Postgres, Homebrew and Rails on Mac OS X Mavericks

I’ve normally been a mysql user, and know just enough admin stuff with mysql to get rails started up. Today, I taught mysql just enough postgres admin stuff to get up and running with postgres. Using homebrew complicates the process slightly.

Here’s what you expect from reading stackoverflow:

brew install postgresql
psql -U postgres

This won’t work. Neither will any solution like:

sudo su - postgres psql

The reason is that a lot of people are writing stack overflow from linux. Most linux package managers perform the following set of operations to install postgres:

  • create a postgres user
  • su to the postgres user
  • install postgres

The documentation for postgres tells you that You will need to become the operating system user under which PostgreSQL was installed (usually postgres) to create the first user account in order to access the default admin account.

Homebrew installs run as the a normal user account, by default. My default account name on my mac os box is james. As such, the default postgres admin login is james:

psql -U james

and that gets me logged in. The prompt shows a # sign when you’re logged in as the superuser role:

james$ psql
psql (9.3.4)
Type "help" for help.


What do you need to do now to get postgres set up for rails? Let’s assume you’re create a rails app called unimportant. Here’s what you need to do:

rails new unimportant --database=postgresql
cd unimportant
cat config/database.yml

Note that in database.yml, you’re specifically told that the database names you need to set up are:

<<: *default
database: unimportant_development

<<: *default
database: unimportant_test

<<: *default
database: unimportant_production
username: unimportant

So you need to make 3 new databases, and a user named “unimportant” who can access the production database. Assuming you’re running everything locally, here’s what you need to know. Postgres comes with some command line tools for making databases a little easier; it’s equivalent to writing the sql yourself:

createdb unimportant_development
createdb unimportant_test
createdb unimportant_production

Postgres also comes with a tool for making new users.

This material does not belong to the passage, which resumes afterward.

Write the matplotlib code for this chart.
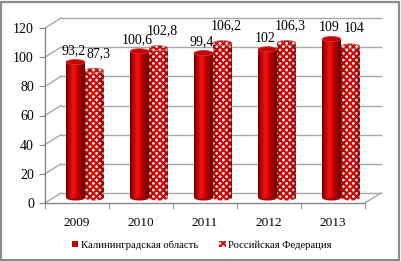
import numpy as np
import matplotlib
matplotlib.use("Agg")
import matplotlib.pyplot as plt
from matplotlib.patches import Ellipse, Rectangle, Patch
from matplotlib.colors import LinearSegmentedColormap

plt.rcParams['font.family'] = ['Liberation Serif', 'DejaVu Serif']
plt.rcParams['hatch.linewidth'] = 1.5

years = ['2009', '2010', '2011', '2012', '2013']
kaliningrad = [93.2, 100.6, 99.4, 102, 109]
russia = [87.3, 102.8, 106.2, 106.3, 104]
series_names = ['Калининградская область', 'Российская Федерация']

RED = '#c00000'
HATCH_RED = '#d80000'
HATCH = 'xxxxx'
GRID = '#a6a6a6'
AXIS = '#868686'

fig = plt.figure(figsize=(4.01, 2.61), dpi=100)
ax = fig.add_axes([45 / 401, 58 / 261, 320 / 401, 175 / 261])
ax.set_xlim(-0.5, 4.5)
ax.set_ylim(0, 120)

# depth of the 3d box, in data units (16 px right, 10 px up)
px_x = 320 / 5
px_y = 175 / 120
dx, dy = 16 / px_x, 10 / px_y
mx, my = dx / 2, dy / 2

# back wall + left wall lines
for y in range(0, 121, 20):
    ax.plot([-0.5 + dx, 4.5 + dx], [y + dy, y + dy], color=GRID, lw=1, clip_on=False, zorder=1)
    ax.plot([-0.5, -0.5 + dx], [y, y + dy], color=GRID, lw=1, clip_on=False, zorder=1)
ax.plot([4.5, 4.5 + dx], [0, dy], color=GRID, lw=1, clip_on=False, zorder=1)

cyl = LinearSegmentedColormap.from_list('cyl', ['#700000', '#c80000', '#ec1a1a', '#cc0000', '#9a0000', '#600000'])
shade = LinearSegmentedColormap.from_list('shade', [(0.3, 0, 0, 0.35), (0, 0, 0, 0.0), (0, 0, 0, 0.0), (0.3, 0, 0, 0.45)])

w = 0.29
off = 0.148
eh = 5 / px_y
x = np.arange(len(years))

for i in range(len(years)):
    # Kaliningrad cylinder
    cx = x[i] + mx - off
    v = kaliningrad[i]
    ax.add_patch(Ellipse((cx, my), w, eh, facecolor='#a00000', edgecolor='none', zorder=2))
    bar = ax.bar(cx, v, w, bottom=my, color=RED, zorder=3)[0]
    im = ax.imshow(np.linspace(0, 1, 64)[None, :], extent=(cx - w / 2, cx + w / 2, my, my + v),
                   cmap=cyl, aspect='auto', zorder=3.5)
    im.set_clip_path(bar)
    ax.add_patch(Ellipse((cx, my + v), w, eh, facecolor='#c40000', edgecolor='#e03030', lw=0.6, zorder=4))
    ax.annotate(f"{v:g}".replace('.', ','), (cx, my + v), xytext=(-1.5, 8), textcoords='offset points',
                ha='center', va='center', fontsize=10)

    # Russia cylinder
    cx = x[i] + mx + off
    v = russia[i]
    ax.add_patch(Ellipse((cx, my), w, eh, facecolor='white', edgecolor=HATCH_RED, hatch=HATCH, lw=0, zorder=2))
    bar = ax.bar(cx, v, w, bottom=my, facecolor='white', edgecolor=HATCH_RED, hatch=HATCH, lw=0, zorder=3)[0]
    im = ax.imshow(np.linspace(0, 1, 64)[None, :], extent=(cx - w / 2, cx + w / 2, my, my + v),
                   cmap=shade, aspect='auto', zorder=3.5)
    im.set_clip_path(bar)
    ax.add_patch(Ellipse((cx, my + v), w, eh, facecolor='white', edgecolor=HATCH_RED, hatch=HATCH, lw=0, zorder=4))
    ax.add_patch(Ellipse((cx, my + v), w, eh, fill=False, edgecolor='#b07070', lw=0.6, zorder=4.5))
    ax.annotate(f"{v:g}".replace('.', ','), (cx, my + v), xytext=(3, 12.5), textcoords='offset points',
                ha='center', va='center', fontsize=10)

ax.set_xlim(-0.5, 4.5)
ax.set_ylim(0, 120)

for s in ['top', 'right']:
    ax.spines[s].set_visible(False)
for s in ['left', 'bottom']:
    ax.spines[s].set_color(AXIS)
    ax.spines[s].set_linewidth(1)

ax.set_yticks(range(0, 121, 20))
ax.tick_params(axis='y', length=4, color=AXIS, labelsize=10, pad=4)
ax.set_xticks(x)
ax.set_xticklabels(years)
ax.set_xticks(np.arange(-0.5, 5, 1), minor=True)
ax.tick_params(axis='x', which='major', length=0, labelsize=9.5, pad=10)
ax.tick_params(axis='x', which='minor', length=4, color=AXIS)

handles = [Patch(facecolor=RED, edgecolor='none'),
           Patch(facecolor='white', edgecolor=HATCH_RED, hatch=HATCH, lw=0)]
fig.legend(handles, series_names, loc='center', bbox_to_anchor=(0.503, 1 - 245 / 261), ncol=2,
           frameon=False, fontsize=7.7, handlelength=0.6, handleheight=0.6, handletextpad=0.25,
           columnspacing=2.0)

fig.add_artist(Rectangle((0.002, 0.004), 0.994, 0.99, transform=fig.transFigure, fill=False,
                         edgecolor='#8c8c8c', lw=1.6))

fig.savefig('out.png', dpi=100)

We need an unimportant user:

createuser unimportant

You’re not done yet, though, because the unimportant user doesn’t have permission to write to the unimportant production database. First, let’s look at what postgres sees as permissions for our users. From the postgres pdf, chapter 20:
The concept of roles subsumes the concepts of “users” and “groups”. In PostgreSQL versions before 8.1, users and groups were distinct kinds of entities, but now there are only roles. Any role can act as a user, a group, or both.

So we’re actually looking for how to view roles. From the same chapter: To determine the set of existing roles, examine the pg_roles system catalog, for example SELECT rolname FROM pg_roles;
The psql program’s \du meta-command is also useful for listing the existing roles.

Let’s try it out:

james$ psql
psql (9.3.4)
Type "help" for help.

james=# \q
greentreeredsky:unimportant james$ psql -U james
psql (9.3.4)
Type "help" for help.

james=# \du
List of roles
Role name | Attributes | Member of
james | Superuser, Create role, Create DB, Replication | {}
unimportant | Create DB | {}

james=# SELECT rolname FROM pg_roles;
(2 rows)

james=# SELECT * FROM pg_roles;
rolname | rolsuper | rolinherit | rolcreaterole | rolcreatedb | rolcatupdate | rolcanlogin | rolreplication | rolconnlimit | rolpassword | rolvaliduntil | rolconfig | oid
james | t | t | t | t | t | t | t | -1 | ******** | | | 10
unimportant | f | t | f | f | f | f | f | -1 | ******** | | | 16389
(2 rows)

This is a bit difficult to read, sorry, but the last piece is telling us all the permissions that the admin user and the unimportant user have. In order for the unimportant user to actually be capable of managing the rails production db, it needs the rolcreatedb permission. To be able to log in to the psql command console you’ll need the rolcanlogin permission too. The postgresql documentation tells us to use the ALTER sql command to grant this, rather than the mysql GRANT command. The docs for ALTER tell us what roles we can add.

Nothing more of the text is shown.